In the prologue to UNDERTOW, Judge Isaac Stein warns lawyer David Cavanaugh that David would do well to be wary if he chooses to defend the woman whom Senator Rudolf Haynes is accusing of murdering his daughter.

Three days preceding the warning, Christina Haynes surprises her best friend, Teesha Martin (and Teesha's mother, Rayna) by showing up for Teesha's seventeenth birthday celebration. Rayna, a lawyer, is uneasy because the outboard motor boat she has hired for the treat can officially only accommodate three. Christina had previously declined the invitation because her mother insisted she come on a shopping expedition to buy a dress to wear to a dinner celebrating her father's fifty years in politics. She has, however, defied her parents and happily climbs aboard the boat.

When the girls are safely out of Rayna‛s sight, one of their number produces a bottle of Moët, which the quartet sets about demolishing. Not long thereafter, their outboard capsizes, one of the girls appears to be in trouble, and Christina swims back to Rayna to ask her help rescuing them.

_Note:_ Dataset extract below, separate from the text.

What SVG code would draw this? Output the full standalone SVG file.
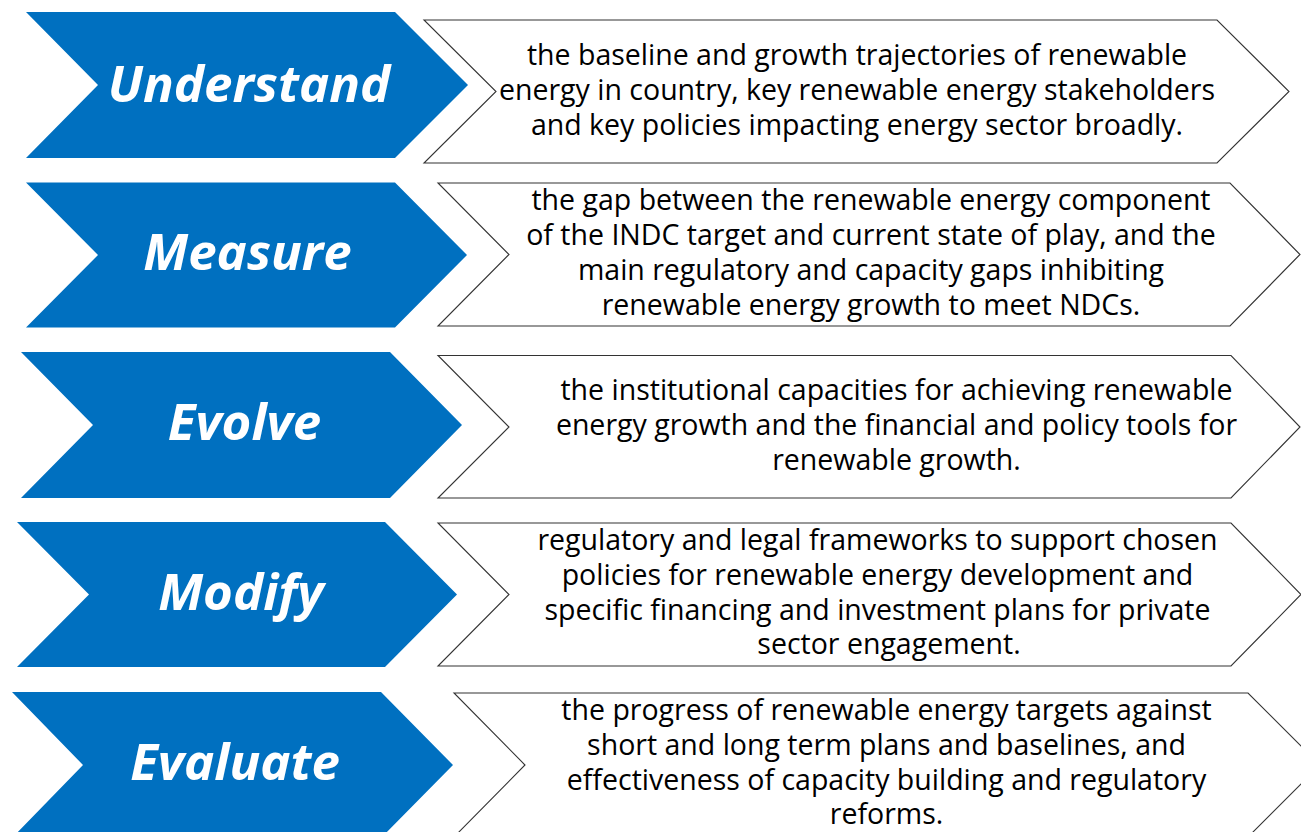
<svg xmlns="http://www.w3.org/2000/svg" width="1301" height="832" viewBox="0 0 1301 832">
<style>
.chev{fill:#0070C0;}
.lbl{font-family:"Open Sans","Noto Sans",sans-serif;font-weight:700;font-style:italic;font-size:51px;fill:#FFFFFF;text-anchor:middle;}
.box{fill:#FFFFFF;stroke:#333333;stroke-width:1.1;}
.desc{font-family:"Open Sans","Noto Sans",sans-serif;font-size:28.5px;fill:#000000;text-anchor:middle;}
</style>
<rect width="1301" height="832" fill="#FFFFFF"/>
<g id="step-understand">
<polygon class="chev" points="26,12 395,12 468,85 395,158 26,158 98,85"/>
<text class="lbl" x="249" y="102">Understand</text>
</g>
<g id="desc-understand">
<polygon class="box" points="424,20 1217,20 1289,91.5 1217,163 424,163 496,91.5"/>
<text class="desc" x="857" y="64.5">the baseline and growth trajectories of renewable</text>
<text class="desc" x="857" y="99.5">energy in country, key renewable energy stakeholders</text>
<text class="desc" x="857" y="134.5">and key policies impacting energy sector broadly.</text>
</g>
<g id="step-measure">
<polygon class="chev" points="26,182.5 395,182.5 467,255 395,327.5 26,327.5 98,255"/>
<text class="lbl" x="247.5" y="270">Measure</text>
</g>
<g id="desc-measure">
<polygon class="box" points="438,183 1230,183 1300,254.5 1230,326 438,326 509,254.5"/>
<text class="desc" x="871" y="210">the gap between the renewable energy component</text>
<text class="desc" x="871" y="245">of the INDC target and current state of play, and the</text>
<text class="desc" x="871" y="280">main regulatory and capacity gaps inhibiting</text>
<text class="desc" x="871" y="315">renewable energy growth to meet NDCs.</text>
</g>
<g id="step-evolve">
<polygon class="chev" points="21,352 390,352 462,425 390,498 21,498 93,425"/>
<text class="lbl" x="244.5" y="440">Evolve</text>
</g>
<g id="desc-evolve">
<polygon class="box" points="438,355.5 1231,355.5 1300,427 1231,498 438,498 509,427"/>
<text class="desc" x="896.5" y="400">the institutional capacities for achieving renewable</text>
<text class="desc" x="896.5" y="434.75">energy growth and the financial and policy tools for</text>
<text class="desc" x="896.5" y="469.5">renewable growth.</text>
</g>
<g id="step-modify">
<polygon class="chev" points="17,522 385,522 457,594.5 385,667 17,667 89,594.5"/>
<text class="lbl" x="241" y="610">Modify</text>
</g>
<g id="desc-modify">
<polygon class="box" points="438,523 1231,523 1301,594.5 1231,666 438,666 509,594.5"/>
<text class="desc" x="877.5" y="550">regulatory and legal frameworks to support chosen</text>
<text class="desc" x="877.5" y="584.75">policies for renewable energy development and</text>
<text class="desc" x="877.5" y="619.5">specific financing and investment plans for private</text>
<text class="desc" x="889" y="654.25">sector engagement.</text>
</g>
<g id="step-evaluate">
<polygon class="chev" points="12,692 381,692 453,765 381,838 12,838 83,765"/>
<text class="lbl" x="235" y="780">Evaluate</text>
</g>
<g id="desc-evaluate">
<polygon class="box" points="454,693 1248,693 1320,765 1248,837 454,837 525,765"/>
<text class="desc" x="886.5" y="720">the progress of renewable energy targets against</text>
<text class="desc" x="886.5" y="754.75">short and long term plans and baselines, and</text>
<text class="desc" x="886.5" y="789.5">effectiveness of capacity building and regulatory</text>
<text class="desc" x="886.5" y="824.25">reforms.</text>
</g>
</svg>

Rayna wants to haul Christina on board but the girl declines, saying Rayna should first rescue the others as she, Christina, is a strong swimmer and the others are in more immediate danger.

Rayna successfully rescues the three girls but when they go back to pick up Christina, they are horrified to find she has drowned and all efforts to revive her are fruitless: Christina is dead.

In an horrific series of events, Rayna, a black woman, is committed for trial on a homicide charge. The reason given for the serious charge is that Rayna was motivated by black rage when she rescued the three black girls in preference to the white one and thus committed a hate crime. David Cavanaugh and an associate in Rayna‛s legal firm, Sara Davis, are engaged in the defence in opposition to District Attorney Loretta Scaturro together with her rather nasty ADA, Roger Katz, who is very anxious to cooperate with the politically powerful father of the dead girl, seeing his own career prospects inextricably linked with his ability to win the case against Martin.

This debut novel is an excellently written courtroom drama on a par with anything written by more seasoned authors. Bauer has ably demonstrated an ability to create both believable characters and credible menaces.

Perhaps it is because of my own lack of familiarity with American society that I experienced some shakiness in my suspension of disbelief with regard the possible motive for the central crime. Is racial prejudice so blatant in the US that a hate crime based on discrimination could be considered credible? Pushing that thought to the back of my mind, I read the unfolding narrative with increasing absorption.

The author's acknowledgments bear testimony to the amount of research that went into the book. The final product is so polished (barring the occasional technical error) that one could assume far more seasoned writers would be glad to have it in their list of works.

Since the (Australian) author did such a tremendous job of a tale set in Boston, would it be too much to hope that one day she might set a future narrative in Australia?